Despite a change in leadership and promises of principled governance, many now argue that the same coercive mechanisms remain in place, directed at a different set of political actors.
Reports of detained Awami League leaders dying in custody have further intensified these concerns, raising fears that the state may be drifting towards collective punishment rather than individual accountability. Such practices risk undermining the government’s claims of moral and legal renewal.
A genuine break from the past requires not only new rhetoric, but demonstrably different conduct.
There is broad consensus that crimes committed during the Awami League rule must be investigated and punished.
Accountability is essential. But accountability without due process is not justice—it is retribution. Both domestic and international legal standards require proportionality, evidence, transparency and humane treatment, regardless of the gravity of the alleged offence.
The case also exposes the deeper dysfunctions of the country’s political system. During the Awami League’s time in power, many young activists were drawn into violence and criminality at the behest of senior leaders seeking to maintain control and extract resources.
Figures like Saddam now face the consequences, while many of those who directed or benefited from such actions live abroad in safety. The burden of punishment has fallen disproportionately on lower-level actors and their families.

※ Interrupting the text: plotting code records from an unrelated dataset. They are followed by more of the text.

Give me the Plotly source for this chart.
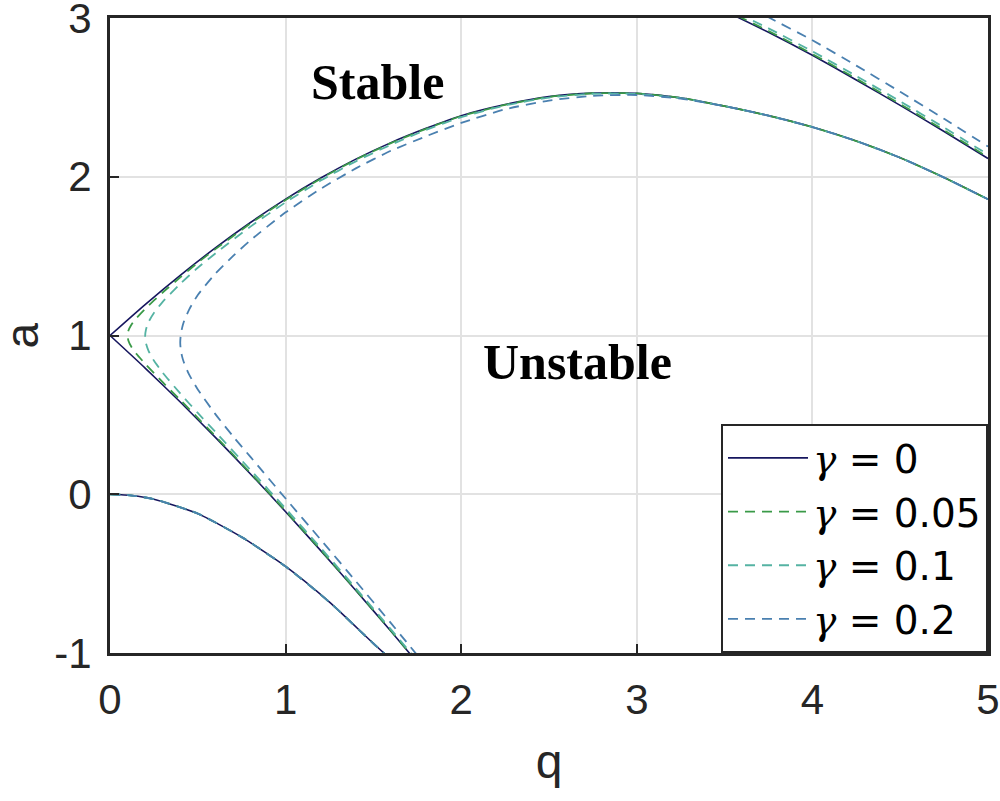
import plotly.graph_objects as go

# ---------------- data ----------------
GAMMA_LABELS = ["γ = 0", "γ = 0.05", "γ = 0.1", "γ = 0.2"]
COLORS = ["#16165e", "#3a9a48", "#55b3a3", "#4a80b0"]
DASHES = ["solid", "10px,7px", "10px,7px", "10px,7px"]

X_TICKS = [0, 1, 2, 3, 4, 5]
X_TICK_TEXT = ["0", "1", "2", "3", "4", "5"]
Y_TICKS = [-1, 0, 1, 2, 3]
Y_TICK_TEXT = ["-1", "0", "1", "2", "3"]

# lowest curve (starting at a = 0) - identical for all damping values
A0_Q = [0, 0.125, 0.25, 0.5, 0.75, 1.0, 1.25, 1.5, 1.6]
A0_A = [0, -0.008, -0.031, -0.122, -0.270, -0.455, -0.68, -0.94, -1.04]

# gamma = 0: the two boundaries meeting at (0, 1)
T0_LOW_Q = [0.0, 0.2, 0.4, 0.6, 0.8, 1.0, 1.2, 1.4, 1.6, 1.75]
T0_LOW_A = [1.0, 0.795, 0.581, 0.358, 0.128, -0.110, -0.355, -0.606, -0.863, -1.060]
T0_UP_Q = [0.0, 0.2, 0.4, 0.6, 0.8, 1.0, 1.2, 1.4, 1.6, 1.8, 2.0, 2.25, 2.5, 2.75,
           3.0, 3.25, 3.5, 3.75, 4.0, 4.25, 4.5, 4.75, 5.0]
T0_UP_A = [1.0, 1.195, 1.379, 1.552, 1.712, 1.859, 1.992, 2.111, 2.215, 2.305, 2.385,
           2.455, 2.505, 2.527, 2.525, 2.497, 2.445, 2.385, 2.313, 2.225, 2.12, 1.995, 1.858]

# damped tongues (lower branch traced to the rounded tip, then upper branch)
T005_Q = [1.75, 1.6, 1.4, 1.2, 1.0, 0.8, 0.6, 0.5, 0.4, 0.3, 0.2, 0.15, 0.12, 0.105, 0.1,
          0.105, 0.12, 0.15, 0.2, 0.3, 0.4, 0.5, 0.6, 0.8, 1.0, 1.2, 1.4, 1.6, 1.8,
          2.0, 2.25, 2.5, 2.75, 3.0, 3.25, 3.5, 3.75, 4.0, 4.25, 4.5, 4.75, 5.0]
T005_A = [-1.057, -0.860, -0.603, -0.351, -0.105, 0.134, 0.366, 0.481, 0.594, 0.706,
          0.822, 0.885, 0.932, 0.967, 0.999,
          1.031, 1.065, 1.109, 1.168, 1.271, 1.366, 1.459, 1.544, 1.706, 1.854, 1.988,
          2.108, 2.212, 2.302, 2.382, 2.453, 2.503, 2.526, 2.525, 2.497, 2.445, 2.385,
          2.313, 2.225, 2.12, 1.995, 1.858]

T01_Q = [1.75, 1.6, 1.4, 1.2, 1.0, 0.8, 0.6, 0.5, 0.4, 0.3, 0.25, 0.22, 0.205, 0.2,
         0.205, 0.22, 0.25, 0.3, 0.4, 0.5, 0.6, 0.8, 1.0, 1.2, 1.4, 1.6, 1.8, 2.0,
         2.25, 2.5, 2.75, 3.0, 3.25, 3.5, 3.75, 4.0, 4.25, 4.5, 4.75, 5.0]
T01_A = [-1.049, -0.851, -0.592, -0.338, -0.090, 0.153, 0.393, 0.512, 0.635, 0.766,
         0.842, 0.902, 0.950, 0.993,
         1.038, 1.086, 1.142, 1.212, 1.325, 1.427, 1.517, 1.686, 1.839, 1.976, 2.097,
         2.202, 2.295, 2.375, 2.449, 2.499, 2.523, 2.522, 2.495, 2.445, 2.385, 2.313,
         2.225, 2.12, 1.995, 1.858]

T02_Q = [1.75, 1.6, 1.4, 1.2, 1.0, 0.8, 0.7, 0.6, 0.5, 0.45, 0.42, 0.41, 0.4025, 0.4,
         0.4025, 0.41, 0.42, 0.45, 0.5, 0.6, 0.7, 0.8, 1.0, 1.2, 1.4, 1.6, 1.8, 2.0,
         2.25, 2.5, 2.75, 3.0, 3.25, 3.5, 3.75, 4.0, 4.25, 4.5, 4.75, 5.0]
T02_A = [-1.014, -0.812, -0.548, -0.286, -0.027, 0.235, 0.366, 0.505, 0.660, 0.755,
         0.833, 0.870, 0.915, 0.955,
         1.000, 1.045, 1.085, 1.162, 1.255, 1.390, 1.500, 1.600, 1.776, 1.924, 2.053,
         2.164, 2.255, 2.339, 2.425, 2.480, 2.510, 2.515, 2.492, 2.445, 2.385, 2.313,
         2.225, 2.12, 1.995, 1.858]

# second tongue lower boundary (top right corner)
B2_Q = [3.4, 3.5, 3.75, 4.0, 4.25, 4.5, 4.75, 5.0]
B2_A0 = [3.10, 3.045, 2.91, 2.765, 2.61, 2.45, 2.285, 2.115]
B2_A005 = [3.108, 3.053, 2.918, 2.773, 2.618, 2.458, 2.293, 2.123]
B2_A01 = [3.125, 3.07, 2.935, 2.79, 2.635, 2.475, 2.31, 2.14]
B2_A02 = [3.215, 3.16, 3.005, 2.86, 2.70, 2.535, 2.365, 2.19]

TONGUES = [[(T0_LOW_Q, T0_LOW_A), (T0_UP_Q, T0_UP_A)],
           [(T005_Q, T005_A)], [(T01_Q, T01_A)], [(T02_Q, T02_A)]]
B2_SERIES = [B2_A0, B2_A005, B2_A01, B2_A02]

LABEL_STABLE = ("Stable", 1.526, 2.60)
LABEL_UNSTABLE = ("Unstable", 2.665, 0.833)
X_TITLE = "q"
Y_TITLE = "a"

# ---------------- figure ----------------
W, H = 1000, 801
ML, MR, MT, MB = 110, 12, 18, 148
fig = go.Figure()
FONT = "Liberation Sans, Arial, Helvetica, sans-serif"
LEG_FONT = "DejaVu Sans, Liberation Sans, sans-serif"
GAMMA_HTML = "<span style='font-family:DejaVu Serif'><i>γ</i></span>"

for i, name in enumerate(GAMMA_LABELS):
    lw = 1.6 if i == 0 else 1.8
    line = dict(color=COLORS[i], width=lw, dash=DASHES[i], shape="spline", smoothing=0.6)
    legend_name = name.replace("γ", GAMMA_HTML)
    first = True
    for tq, ta in TONGUES[i]:
        fig.add_trace(go.Scatter(x=tq, y=ta, mode="lines", line=line, name=legend_name,
                                 legendgroup=name, showlegend=first))
        first = False
    fig.add_trace(go.Scatter(x=A0_Q, y=A0_A, mode="lines", line=line, name=legend_name,
                             legendgroup=name, showlegend=False))
    fig.add_trace(go.Scatter(x=B2_Q, y=B2_SERIES[i], mode="lines", line=line, name=legend_name,
                             legendgroup=name, showlegend=False))

for text, qx, ay in (LABEL_STABLE, LABEL_UNSTABLE):
    fig.add_annotation(x=qx, y=ay, text="<b>%s</b>" % text, showarrow=False,
                       font=dict(family="Liberation Serif, Times New Roman, serif",
                                 size=50, color="black"))

# y-axis title as a rotated annotation so it can sit close to the page edge
fig.add_annotation(xref="paper", yref="paper", x=(21 - ML) / (W - ML - MR), y=0.5,
                   text=Y_TITLE, textangle=-90, showarrow=False,
                   xanchor="center", yanchor="middle", height=40, borderpad=0,
                   font=dict(family=FONT, size=46, color="#262626"))

axis_common = dict(
    showline=True, mirror=True, linecolor="#262626", linewidth=3,
    ticks="inside", ticklen=9, tickwidth=2, tickcolor="#262626",
    showgrid=True, gridcolor="#e2e2e2", gridwidth=2, zeroline=False,
    tickfont=dict(family=FONT, size=42, color="#262626"),
    ticklabeloverflow="allow",
    automargin=False,
)

fig.update_layout(
    width=W, height=H,
    margin=dict(l=ML, r=MR, t=MT, b=MB, autoexpand=False),
    paper_bgcolor="white", plot_bgcolor="white",
    xaxis=dict(range=[0, 5], tickvals=X_TICKS, ticktext=X_TICK_TEXT,
               ticklabelstandoff=8,
               title=dict(text=X_TITLE, font=dict(family=FONT, size=48, color="#262626"),
                          standoff=22),
               **axis_common),
    yaxis=dict(range=[-1, 3.0001], tickvals=Y_TICKS, ticktext=Y_TICK_TEXT,
               ticklabelstandoff=7,
               **axis_common),
    legend=dict(x=1, y=0, xanchor="right", yanchor="bottom",
                bgcolor="white", bordercolor="#262626", borderwidth=2,
                font=dict(family=LEG_FONT, size=39, color="black"),
                itemwidth=80, tracegroupgap=0),
    showlegend=True,
)

# the browser's default 8px body margin would shift the figure; remove it
fig.write_html("out.html",
               config={"displayModeBar": False},
               post_script="document.body.style.margin='0';"
                           "document.documentElement.style.overflow='hidden';")
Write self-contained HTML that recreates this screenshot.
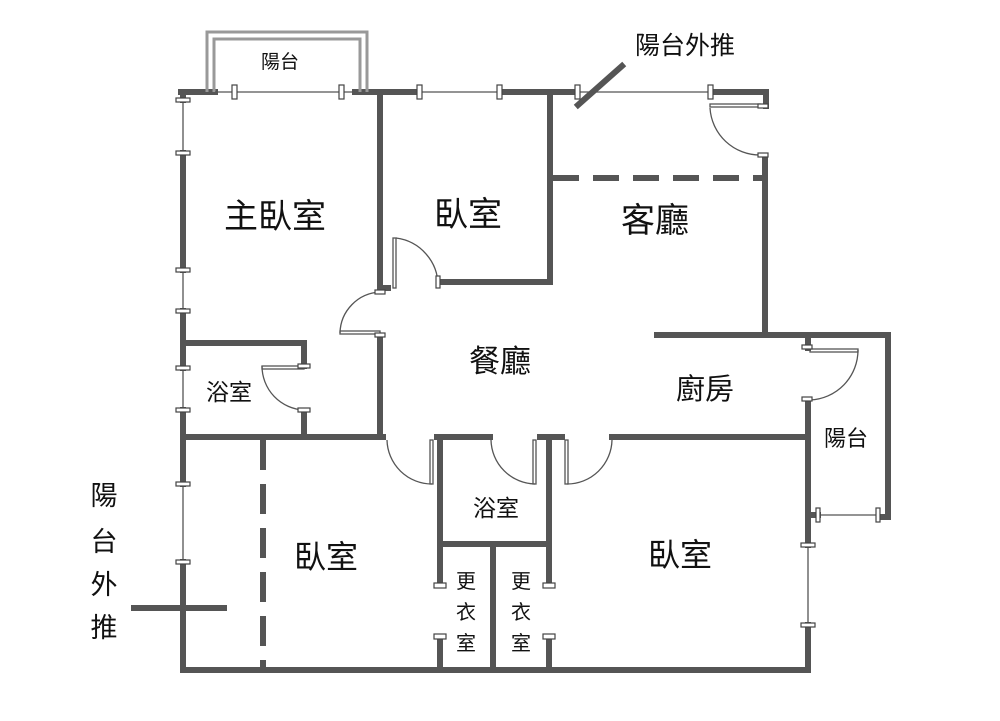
<!DOCTYPE html>
<html><head><meta charset="utf-8"><style>
html,body{margin:0;padding:0;background:#fff;}
svg{display:block}
text{font-family:"Liberation Sans","Noto Sans CJK TC",sans-serif;fill:#111;}
</style></head><body>
<svg width="1000" height="721" viewBox="0 0 1000 721" xmlns="http://www.w3.org/2000/svg">
<g stroke="#555" stroke-width="6" fill="none" stroke-linecap="square">
<line x1="181" y1="92" x2="215" y2="92"/>
<line x1="355" y1="92" x2="415" y2="92"/>
<line x1="500" y1="92" x2="575" y2="92"/>
<line x1="712" y1="92" x2="766" y2="92"/>
<line x1="766" y1="92" x2="766" y2="106"/>
<line x1="765" y1="158" x2="765" y2="335"/>
<line x1="183" y1="92" x2="183" y2="100"/>
<line x1="183" y1="153" x2="183" y2="270"/>
<line x1="183" y1="311" x2="183" y2="368"/>
<line x1="183" y1="410" x2="183" y2="484"/>
<line x1="183" y1="562" x2="183" y2="670"/>
<line x1="183" y1="670" x2="808" y2="670"/>
<line x1="380" y1="95" x2="380" y2="288"/>
<line x1="380" y1="288" x2="388" y2="288"/>
<line x1="440" y1="282" x2="550" y2="282"/>
<line x1="550" y1="95" x2="550" y2="282"/>
<line x1="380" y1="338" x2="380" y2="437"/>
<line x1="183" y1="343" x2="304" y2="343"/>
<line x1="304" y1="343" x2="304" y2="366"/>
<line x1="304" y1="412" x2="304" y2="437"/>
<line x1="183" y1="437" x2="383" y2="437"/>
<line x1="437" y1="437" x2="490" y2="437"/>
<line x1="440" y1="437" x2="440" y2="585"/>
<line x1="440" y1="637" x2="440" y2="668"/>
<line x1="540" y1="437" x2="562" y2="437"/>
<line x1="549" y1="437" x2="549" y2="585"/>
<line x1="549" y1="637" x2="549" y2="668"/>
<line x1="440" y1="544" x2="549" y2="544"/>
<line x1="493" y1="544" x2="493" y2="670"/>
<line x1="612" y1="437" x2="808" y2="437"/>
<line x1="657" y1="335" x2="888" y2="335"/>
<line x1="888" y1="335" x2="888" y2="517"/>
<line x1="880" y1="517" x2="888" y2="517"/>
<line x1="808" y1="335" x2="808" y2="348"/>
<line x1="808" y1="400" x2="808" y2="545"/>
<line x1="808" y1="515" x2="818" y2="515"/>
<line x1="808" y1="625" x2="808" y2="670"/>
<line x1="134" y1="608" x2="224" y2="608"/>
<line x1="578" y1="105" x2="622" y2="66"/>
</g>
<line x1="263" y1="440" x2="263" y2="668" stroke="#555" stroke-width="6" stroke-dasharray="30,14"/>
<line x1="553" y1="178" x2="765" y2="178" stroke="#555" stroke-width="6" stroke-dasharray="26,14"/>
<g stroke="#999" stroke-width="3" fill="none">
<polyline points="207,92 207,32 367,32 367,92"/>
<polyline points="214,92 214,39 360,39 360,92"/>
</g>
<g stroke="#555" stroke-width="1.3" fill="none">
<line x1="215" y1="92" x2="355" y2="92"/>
<line x1="415" y1="92" x2="500" y2="92"/>
<line x1="575" y1="92" x2="712" y2="92"/>
<line x1="183" y1="100" x2="183" y2="153"/>
<line x1="183" y1="270" x2="183" y2="311"/>
<line x1="183" y1="368" x2="183" y2="410"/>
<line x1="183" y1="484" x2="183" y2="562"/>
<line x1="808" y1="545" x2="808" y2="625"/>
<line x1="818" y1="515" x2="880" y2="515"/>
<path d="M710,108 A50,50 0 0 0 760,155"/>
<rect x="710" y="104" width="50" height="3"/>
<path d="M396,238 A48,48 0 0 1 438,286"/>
<rect x="393" y="238" width="3" height="50" />
<path d="M380,292 A42,42 0 0 0 340,333"/>
<rect x="340" y="331" width="40" height="3"/>
<path d="M262,366 A44,44 0 0 0 304,410"/>
<rect x="262" y="366" width="42" height="3"/>
<path d="M387,440 A45,45 0 0 0 432,484"/>
<rect x="430" y="440" width="3" height="44"/>
<path d="M491,440 A45,45 0 0 0 535,484"/>
<rect x="533" y="440" width="3" height="44"/>
<path d="M612,440 A45,45 0 0 1 567,484"/>
<rect x="565" y="440" width="3" height="44"/>
<path d="M858,350 A50,50 0 0 1 810,400"/>
<rect x="810" y="349" width="48" height="3"/>
</g>
<g fill="#fff" stroke="#444" stroke-width="1.2">
<rect x="232" y="85" width="5" height="14"/><rect x="339" y="85" width="5" height="14"/>
<rect x="417" y="85" width="5" height="14"/><rect x="497" y="85" width="5" height="14"/>
<rect x="575" y="85" width="5" height="14"/><rect x="708" y="85" width="5" height="14"/>
<rect x="176" y="98" width="14" height="4"/><rect x="176" y="151" width="14" height="4"/>
<rect x="176" y="268" width="14" height="4"/><rect x="176" y="309" width="14" height="4"/>
<rect x="176" y="366" width="14" height="4"/><rect x="176" y="408" width="14" height="4"/>
<rect x="176" y="482" width="14" height="4"/><rect x="176" y="560" width="14" height="4"/>
<rect x="758" y="104" width="10" height="4"/><rect x="758" y="153" width="10" height="4"/>
<rect x="375" y="290" width="10" height="4"/><rect x="375" y="333" width="10" height="4"/>
<rect x="436" y="276" width="4" height="12"/>
<rect x="298" y="364" width="12" height="4"/><rect x="298" y="408" width="12" height="4"/>
<rect x="802" y="345" width="10" height="4"/><rect x="802" y="397" width="10" height="4"/>
<rect x="801" y="543" width="14" height="4"/><rect x="801" y="623" width="14" height="4"/>
<rect x="816" y="508" width="4" height="14"/><rect x="876" y="508" width="4" height="14"/>
<rect x="434" y="583" width="12" height="5"/><rect x="434" y="634" width="12" height="5"/>
<rect x="543" y="583" width="12" height="5"/><rect x="543" y="634" width="12" height="5"/>
</g>
<text x="280" y="68" font-size="19" text-anchor="middle">陽台</text>
<text x="685" y="54" font-size="25" text-anchor="middle">陽台外推</text>
<text x="275" y="228" font-size="34" text-anchor="middle">主臥室</text>
<text x="468" y="226" font-size="34" text-anchor="middle">臥室</text>
<text x="655" y="232" font-size="34" text-anchor="middle">客廳</text>
<text x="500" y="372" font-size="31" text-anchor="middle">餐廳</text>
<text x="705" y="399" font-size="29" text-anchor="middle">廚房</text>
<text x="229" y="400" font-size="23" text-anchor="middle">浴室</text>
<text x="846" y="446" font-size="22" text-anchor="middle">陽台</text>
<text x="496" y="516" font-size="23" text-anchor="middle">浴室</text>
<text x="326" y="568" font-size="32" text-anchor="middle">臥室</text>
<text x="680" y="566" font-size="32" text-anchor="middle">臥室</text>
<g font-size="20" text-anchor="middle">
<text x="466" y="588">更</text><text x="466" y="619">衣</text><text x="466" y="650">室</text>
<text x="521" y="588">更</text><text x="521" y="619">衣</text><text x="521" y="650">室</text>
</g>
<g font-size="27" text-anchor="middle">
<text x="104" y="505">陽</text><text x="104" y="551">台</text><text x="104" y="594">外</text><text x="104" y="637">推</text>
</g>
</svg>
</body></html>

When Awami League fell from power on 5 August 2024, there was hope that the country’s political culture would change.
A year and a half on, that optimism appears increasingly fragile. The patterns of retribution, impunity and institutional indifference look uncomfortably familiar.
Without meaningful reform in how politics is practised and how state power is exercised, similar tragedies are likely to recur – regardless of which party is in office. The deaths of Swarnali and her infant son have become more than a personal tragedy; they stand as a warning of the human cost of vengeance replacing justice.